Why is Rosh Chodesh, the holiday that marks the entry of a new Jewish month, considered a "women's holiday"?
Indeed, although the semi-holiday of Rosh Chodesh is celebrated by both men and women, there's a special feminine connection to the day. This expresses itself in the fact that women abstain from certain forms of work on this day—for the details, see How does a Jewish woman celebrate Rosh Chodesh?
The special connection between women and Rosh Chodesh harks way back to the episode of the Golden Calf, when the women declined to participate in the "fundraising" effort and refused to surrender their jewelry for use in making the idol. As a reward, they were given Rosh Chodesh as a day which they observe more than the men (Tur, Orach Chaim 417).
The Rebbe elaborates on this a bit, and explains that the women's non-participation stemmed from their greater faith. Though they had just spent more than two centuries in idolatry-steeped Egypt, a fact that explains why the men caved so quickly at the hint of trouble, the women's faith remained unshakable, and they considered the idea of making an idol totally unthinkable.
The Rebbe continues to explain that all of Judaism is based on this strong faith, and though faith at times can become "fuzzy," it is the women who, in every situation, remain steadfast in this faith and pass it on to their children—the future generations (see Likutei Sichot vol. 8 pg. 315ff).
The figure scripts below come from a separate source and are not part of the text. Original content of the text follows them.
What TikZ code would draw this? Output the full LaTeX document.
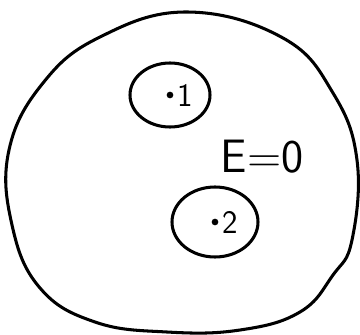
\documentclass[tikz,border=0pt]{standalone}
\usepackage{tikz}
\usetikzlibrary{positioning, shapes.geometric}
\tikzset{
  bubble/.style={draw, ellipse, line width=2.6pt},
  charge/.style={circle, fill, inner sep=0pt, minimum size=0.2cm},
  digit/.style={font=\sffamily\fontsize{28}{28}\selectfont, inner sep=0pt}
}

\begin{document}
\begin{tikzpicture}[x=0.03cm, y=-0.03cm]
        \useasboundingbox (0,0) rectangle (360,335);
        % outer surface
        \draw[line width=2.6pt] plot[smooth cycle, tension=0.7] coordinates {(187,12) (283,38) (333,93) (357,160) (352,240) (333,275) (300,312) (240,330) (167,332) (95,322) (40,288) (12,225) (9,150) (43,83) (100,37)};
        \node[bubble, minimum width=2.4cm, minimum height=1.92cm] (ring1) at (170,95) {};
        \node[bubble, minimum width=2.58cm, minimum height=2.1cm] (ring2) at (215,222) {};
        \node[charge] (q1) at (ring1.center) {};
        \node[digit, right=0.12cm of q1] (n1) {1};
        \node[charge] (q2) at (ring2.center) {};
        \node[digit, right=0.12cm of q2] (n2) {2};
        \node[font=\sffamily\fontsize{40}{40}\selectfont] (field) at (262,157) {E=0};
      \end{tikzpicture}
\end{document}
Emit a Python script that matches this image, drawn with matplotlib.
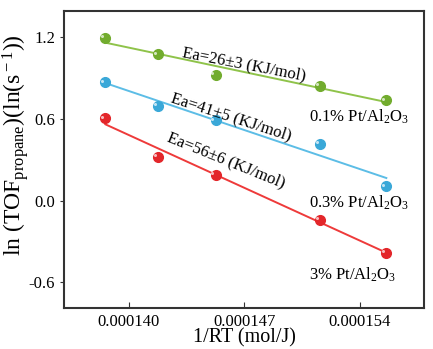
import matplotlib.pyplot as plt
import numpy as np

plt.rcParams['font.family'] = ['Liberation Serif', 'DejaVu Serif']
plt.rcParams['mathtext.fontset'] = 'custom'
plt.rcParams['mathtext.rm'] = 'Liberation Serif'
plt.rcParams['mathtext.it'] = 'Liberation Serif:italic'

# data
inv_rt = [0.0001386, 0.0001418, 0.0001453, 0.0001516, 0.0001556]
ln_tof_01 = [1.197, 1.075, 0.925, 0.842, 0.737]
ln_tof_03 = [0.870, 0.696, 0.590, 0.419, 0.103]
ln_tof_3 = [0.605, 0.321, 0.189, -0.144, -0.386]

series = [
    (ln_tof_01, '#72ac2e', '#8fc34a', '0.1% Pt/Al$_2$O$_3$'),
    (ln_tof_03, '#3aa8d8', '#5cbde6', '0.3% Pt/Al$_2$O$_3$'),
    (ln_tof_3, '#e3262a', '#ee3a3a', '3% Pt/Al$_2$O$_3$'),
]
ea_text = ['Ea=26\u00b13 (KJ/mol)', 'Ea=41\u00b15 (KJ/mol)', 'Ea=56\u00b16 (KJ/mol)']
ea_pos = [(0.0001470, 1.003, -11), (0.0001462, 0.615, -18), (0.0001459, 0.295, -22)]
name_pos = [(0.0001509, 0.617), (0.0001509, -0.015), (0.0001509, -0.545)]

fig = plt.figure(figsize=(4.33, 3.49), dpi=100)
ax = fig.add_axes([0.148, 0.1175, 0.832, 0.851])

x = np.array(inv_rt)
for (y, col, lcol, name), txt, (tx, ty, rot), (nx, ny) in zip(series, ea_text, ea_pos, name_pos):
    k, b = np.polyfit(x, y, 1)
    ax.plot(x[[0, -1]], k * x[[0, -1]] + b, color=lcol, lw=1.4, zorder=2)
    ax.plot(x, y, 'o', color=col, ms=7, zorder=3)
    ax.plot(x - 2.2e-7, np.array(y) + 0.012, 'o', color='white', ms=2.2, alpha=0.7, mec='none', zorder=4)
    ax.text(tx, ty, txt, rotation=rot, ha='center', va='center', fontsize=12, rotation_mode='anchor')
    ax.text(nx, ny, name, ha='left', va='center', fontsize=12)

ax.set_xlim(0.0001361, 0.0001579)
ax.set_ylim(-0.79, 1.393)
ax.set_xticks([0.000140, 0.000147, 0.000154])
ax.set_xticklabels(['0.000140', '0.000147', '0.000154'])
ax.set_yticks([-0.6, 0.0, 0.6, 1.2])
ax.set_yticklabels(['-0.6', '0.0', '0.6', '1.2'])
ax.tick_params(axis='x', direction='in', labelsize=12, length=4, pad=4, color='#333333')
ax.tick_params(axis='y', direction='out', labelsize=12, length=3, color='#333333')
for s in ax.spines.values():
    s.set_linewidth(1.5)
    s.set_color('#333333')

ax.set_xlabel('1/RT (mol/J)', fontsize=14.5)
ax.xaxis.set_label_coords(0.5, -0.068)
ax.set_ylabel('ln (TOF$_{\\rm propane}$)(ln(s$^{\\rm -1}$))', fontsize=17)
ax.yaxis.set_label_coords(-0.092, 0.55)

fig.savefig('out.png', dpi=100)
Perhaps this explains the special connection to Rosh Chodesh. Rosh Chodesh celebrates the monthly renewal of the moon, after it wanes to the point of disappearance. Thus Rosh Chodesh celebrates the concept of perpetuity—notwithstanding life's peaks and plunges. And it is the woman who – through her steadfast faith – ensures our nation's survival; it is she who ensures that no matter how much we wane, we will always be renewed.